— Start Dataset extract —

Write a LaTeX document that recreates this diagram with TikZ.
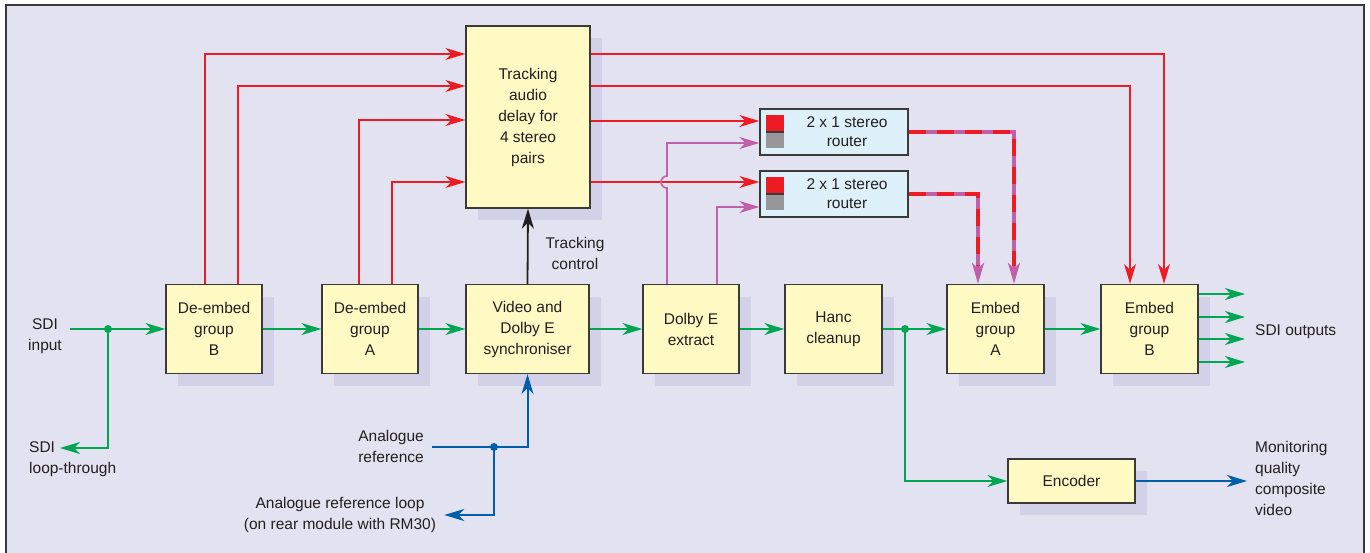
\documentclass[tikz,border=0pt]{standalone}
\usepackage{fontspec}
\setmainfont{Liberation Sans}
\usetikzlibrary{arrows.meta,shadows,calc}

\definecolor{paper}{RGB}{227,226,240}
\definecolor{shade}{RGB}{211,209,232}
\definecolor{boxfill}{RGB}{255,249,196}
\definecolor{rtfill}{RGB}{222,240,250}
\definecolor{edge}{RGB}{58,58,58}
\definecolor{ink}{RGB}{35,31,32}
\definecolor{sdigreen}{RGB}{0,166,81}
\definecolor{audred}{RGB}{237,28,36}
\definecolor{dolbypurple}{RGB}{192,96,168}
\definecolor{refblue}{RGB}{0,94,170}
\definecolor{mute}{RGB}{150,150,155}

\begin{document}
\begin{tikzpicture}[x=1pt, y=-1pt, font=\fontsize{15.5}{21}\selectfont, text=ink,
    arr/.style={-{Stealth[length=20pt,width=12pt,inset=6pt]}},
    blk/.style={draw=edge, fill=boxfill, line width=1.3pt, align=center, inner sep=0pt,
        minimum height=89pt, general shadow={fill=shade, shadow xshift=12pt, shadow yshift=-12pt}},
    rtr/.style={draw=edge, fill=rtfill, line width=1.3pt, minimum width=148pt,
        minimum height=46pt, inner sep=0pt},
    lbl/.style={align=center, inner xsep=8pt, inner ysep=2pt},
    sdiline/.style={draw=sdigreen, line width=2pt},
    sdi/.style={sdiline, arr},
    ref/.style={draw=refblue, line width=2pt, arr},
    ctl/.style={draw=ink, line width=1.8pt, arr},
    aud/.style={draw=audred, line width=1.6pt, arr},
    dol/.style={draw=dolbypurple, line width=1.6pt, arr},
    mix/.style={draw=dolbypurple, line width=3.6pt, -{Stealth[length=21pt,width=12pt,inset=6pt]},
        postaction={draw=audred, -, shorten >=18pt, dash pattern=on 17pt off 11pt}}]
    \useasboundingbox (0,0) rectangle (1370,553);
    \fill[paper] (6,5) rectangle (1364,553);
    \draw[edge, line width=2pt] (6,553) -- (6,5) -- (1364,5) -- (1364,553);

    % main signal chain
    \node[blk, minimum width=96pt] (debB) at (214,329) {De-embed\\group\\B};
    \node[blk, minimum width=96pt] (debA) at (370,329) {De-embed\\group\\A};
    \node[blk, minimum width=123pt] (sync) at (527.5,329) {Video and\\Dolby E\\synchroniser};
    \node[blk, minimum width=96pt] (dolby) at (691,329) {Dolby E\\extract};
    \node[blk, minimum width=97pt] (hanc) at (833.5,329) {Hanc\\cleanup};
    \node[blk, minimum width=97pt] (embA) at (995.5,329) {Embed\\group\\A};
    \node[blk, minimum width=97pt] (embB) at (1149.5,329) {Embed\\group\\B};
    \node[blk, minimum width=127pt, minimum height=44pt] (enc) at (1071.5,481) {Encoder};
    \node[blk, minimum width=124pt, minimum height=182pt] (delay) at (528,117)
        {Tracking\\audio\\delay for\\4 stereo\\pairs};

    \node[rtr] (rtA) at (834,132) {};
    \node[rtr] (rtB) at (834,194) {};
    \foreach \r in {rtA,rtB} {
        \fill[audred] ($(\r.north west)+(7,7)$) rectangle ++(18,16);
        \fill[edge] ($(\r.north west)+(7,23)$) rectangle ++(18,2);
        \fill[mute] ($(\r.north west)+(7,25)$) rectangle ++(18,15);
        \node[align=center, font=\fontsize{15.5}{19}\selectfont] (\r-txt) at ($(\r.center)+(13,0)$)
            {2 x 1 stereo\\router};
    }

    \node[lbl] (sdiin) at (45,336) {SDI\\input};
    \node[lbl, align=left, anchor=west] (sdiloop) at (21,459) {SDI\\loop-through};
    \node[lbl, anchor=west] (sdiout) at (1247,332) {SDI outputs};
    \node[lbl, align=left, anchor=west] (mon) at (1247,478) {Monitoring\\quality\\composite\\video};
    \node[lbl, align=right, anchor=east] (anref) at (432,446) {Analogue\\reference};
    \node[lbl] (anloop) at (340,515) {Analogue reference loop\\(on rear module with RM30)};
    \node[lbl] (trkctl) at (575,253) {Tracking\\control};

    \coordinate (insplit) at (108,329);
    \coordinate (looptip) at (60,448);
    \coordinate (refsplit) at (494,447);
    \coordinate (outsplit) at (905,329);

    % video path
    \draw[sdi] (sdiin.east |- insplit) -- (debB.west);
    \draw[sdi] (insplit) |- (looptip);
    \draw[sdi] (debB) -- (debA);
    \draw[sdi] (debA) -- (sync);
    \draw[sdi] (sync) -- (dolby);
    \draw[sdi] (dolby) -- (hanc);
    \draw[sdiline] (hanc) -- (outsplit);
    \draw[sdi] (outsplit) -- (embA);
    \draw[sdi] (embA) -- (embB);
    \draw[sdi] (outsplit) |- (enc.west);
    \foreach \y [count=\i] in {294,317,339,362} {
        \coordinate (out\i) at (1245,\y);
        \draw[sdi] (embB.east |- out\i) -- (out\i);
    }
    \fill[sdigreen] (insplit) circle (4);
    \fill[sdigreen] (outsplit) circle (4);

    % reference and tracking control
    \draw[ref] (anref.east |- refsplit) -- (refsplit) -| (sync.south);
    \draw[ref] (refsplit) |- (anloop.east);
    \fill[refblue] (refsplit) circle (4);
    \draw[ref] (enc) -- (mon.west |- enc);
    \draw[ctl] (sync.north) -- (delay.south);

    % audio pairs
    \draw[aud] (debB.north -| 205,0) |- (delay.west |- 0,54);
    \draw[aud] (debB.north -| 238,0) |- (delay.west |- 0,86);
    \draw[aud] (debA.north -| 359,0) |- (delay.west |- 0,120);
    \draw[aud] (debA.north -| 392,0) |- (delay.west |- 0,182);
    \draw[aud] (delay.east |- 0,54) -| (embB.north -| 1164,0);
    \draw[aud] (delay.east |- 0,86) -| (embB.north -| 1130,0);
    \draw[aud] (delay.east |- 0,121) -- (rtA.west |- 0,121);
    \draw[aud] (delay.east |- 0,182) -- (rtB.west |- 0,182);

    \draw[dol] (dolby.north -| 667,0) -- (667,188) arc[start angle=90, end angle=270, radius=6]
        |- (rtA.west |- 0,143);
    \draw[dol] (dolby.north -| 717,0) |- (rtB.west |- 0,207);

    \draw[mix] (rtA.east |- 0,132) -| (embA.north -| 1014,0);
    \draw[mix] (rtB.east |- 0,194) -| (embA.north -| 978,0);
\end{tikzpicture}
\end{document}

— End Dataset extract —

* Exercise instructions:
In your copy, leave out the pictures and reproduce the material above exactly.

* Expected output:
Write a LaTeX document that recreates this diagram with TikZ.
\documentclass[tikz,border=0pt]{standalone}
\usepackage{fontspec}
\setmainfont{Liberation Sans}
\usetikzlibrary{arrows.meta,shadows,calc}

\definecolor{paper}{RGB}{227,226,240}
\definecolor{shade}{RGB}{211,209,232}
\definecolor{boxfill}{RGB}{255,249,196}
\definecolor{rtfill}{RGB}{222,240,250}
\definecolor{edge}{RGB}{58,58,58}
\definecolor{ink}{RGB}{35,31,32}
\definecolor{sdigreen}{RGB}{0,166,81}
\definecolor{audred}{RGB}{237,28,36}
\definecolor{dolbypurple}{RGB}{192,96,168}
\definecolor{refblue}{RGB}{0,94,170}
\definecolor{mute}{RGB}{150,150,155}

\begin{document}
\begin{tikzpicture}[x=1pt, y=-1pt, font=\fontsize{15.5}{21}\selectfont, text=ink,
    arr/.style={-{Stealth[length=20pt,width=12pt,inset=6pt]}},
    blk/.style={draw=edge, fill=boxfill, line width=1.3pt, align=center, inner sep=0pt,
        minimum height=89pt, general shadow={fill=shade, shadow xshift=12pt, shadow yshift=-12pt}},
    rtr/.style={draw=edge, fill=rtfill, line width=1.3pt, minimum width=148pt,
        minimum height=46pt, inner sep=0pt},
    lbl/.style={align=center, inner xsep=8pt, inner ysep=2pt},
    sdiline/.style={draw=sdigreen, line width=2pt},
    sdi/.style={sdiline, arr},
    ref/.style={draw=refblue, line width=2pt, arr},
    ctl/.style={draw=ink, line width=1.8pt, arr},
    aud/.style={draw=audred, line width=1.6pt, arr},
    dol/.style={draw=dolbypurple, line width=1.6pt, arr},
    mix/.style={draw=dolbypurple, line width=3.6pt, -{Stealth[length=21pt,width=12pt,inset=6pt]},
        postaction={draw=audred, -, shorten >=18pt, dash pattern=on 17pt off 11pt}}]
    \useasboundingbox (0,0) rectangle (1370,553);
    \fill[paper] (6,5) rectangle (1364,553);
    \draw[edge, line width=2pt] (6,553) -- (6,5) -- (1364,5) -- (1364,553);

    % main signal chain
    \node[blk, minimum width=96pt] (debB) at (214,329) {De-embed\\group\\B};
    \node[blk, minimum width=96pt] (debA) at (370,329) {De-embed\\group\\A};
    \node[blk, minimum width=123pt] (sync) at (527.5,329) {Video and\\Dolby E\\synchroniser};
    \node[blk, minimum width=96pt] (dolby) at (691,329) {Dolby E\\extract};
    \node[blk, minimum width=97pt] (hanc) at (833.5,329) {Hanc\\cleanup};
    \node[blk, minimum width=97pt] (embA) at (995.5,329) {Embed\\group\\A};
    \node[blk, minimum width=97pt] (embB) at (1149.5,329) {Embed\\group\\B};
    \node[blk, minimum width=127pt, minimum height=44pt] (enc) at (1071.5,481) {Encoder};
    \node[blk, minimum width=124pt, minimum height=182pt] (delay) at (528,117)
        {Tracking\\audio\\delay for\\4 stereo\\pairs};

    \node[rtr] (rtA) at (834,132) {};
    \node[rtr] (rtB) at (834,194) {};
    \foreach \r in {rtA,rtB} {
        \fill[audred] ($(\r.north west)+(7,7)$) rectangle ++(18,16);
        \fill[edge] ($(\r.north west)+(7,23)$) rectangle ++(18,2);
        \fill[mute] ($(\r.north west)+(7,25)$) rectangle ++(18,15);
        \node[align=center, font=\fontsize{15.5}{19}\selectfont] (\r-txt) at ($(\r.center)+(13,0)$)
            {2 x 1 stereo\\router};
    }

    \node[lbl] (sdiin) at (45,336) {SDI\\input};
    \node[lbl, align=left, anchor=west] (sdiloop) at (21,459) {SDI\\loop-through};
    \node[lbl, anchor=west] (sdiout) at (1247,332) {SDI outputs};
    \node[lbl, align=left, anchor=west] (mon) at (1247,478) {Monitoring\\quality\\composite\\video};
    \node[lbl, align=right, anchor=east] (anref) at (432,446) {Analogue\\reference};
    \node[lbl] (anloop) at (340,515) {Analogue reference loop\\(on rear module with RM30)};
    \node[lbl] (trkctl) at (575,253) {Tracking\\control};

    \coordinate (insplit) at (108,329);
    \coordinate (looptip) at (60,448);
    \coordinate (refsplit) at (494,447);
    \coordinate (outsplit) at (905,329);

    % video path
    \draw[sdi] (sdiin.east |- insplit) -- (debB.west);
    \draw[sdi] (insplit) |- (looptip);
    \draw[sdi] (debB) -- (debA);
    \draw[sdi] (debA) -- (sync);
    \draw[sdi] (sync) -- (dolby);
    \draw[sdi] (dolby) -- (hanc);
    \draw[sdiline] (hanc) -- (outsplit);
    \draw[sdi] (outsplit) -- (embA);
    \draw[sdi] (embA) -- (embB);
    \draw[sdi] (outsplit) |- (enc.west);
    \foreach \y [count=\i] in {294,317,339,362} {
        \coordinate (out\i) at (1245,\y);
        \draw[sdi] (embB.east |- out\i) -- (out\i);
    }
    \fill[sdigreen] (insplit) circle (4);
    \fill[sdigreen] (outsplit) circle (4);

    % reference and tracking control
    \draw[ref] (anref.east |- refsplit) -- (refsplit) -| (sync.south);
    \draw[ref] (refsplit) |- (anloop.east);
    \fill[refblue] (refsplit) circle (4);
    \draw[ref] (enc) -- (mon.west |- enc);
    \draw[ctl] (sync.north) -- (delay.south);

    % audio pairs
    \draw[aud] (debB.north -| 205,0) |- (delay.west |- 0,54);
    \draw[aud] (debB.north -| 238,0) |- (delay.west |- 0,86);
    \draw[aud] (debA.north -| 359,0) |- (delay.west |- 0,120);
    \draw[aud] (debA.north -| 392,0) |- (delay.west |- 0,182);
    \draw[aud] (delay.east |- 0,54) -| (embB.north -| 1164,0);
    \draw[aud] (delay.east |- 0,86) -| (embB.north -| 1130,0);
    \draw[aud] (delay.east |- 0,121) -- (rtA.west |- 0,121);
    \draw[aud] (delay.east |- 0,182) -- (rtB.west |- 0,182);

    \draw[dol] (dolby.north -| 667,0) -- (667,188) arc[start angle=90, end angle=270, radius=6]
        |- (rtA.west |- 0,143);
    \draw[dol] (dolby.north -| 717,0) |- (rtB.west |- 0,207);

    \draw[mix] (rtA.east |- 0,132) -| (embA.north -| 1014,0);
    \draw[mix] (rtB.east |- 0,194) -| (embA.north -| 978,0);
\end{tikzpicture}
\end{document}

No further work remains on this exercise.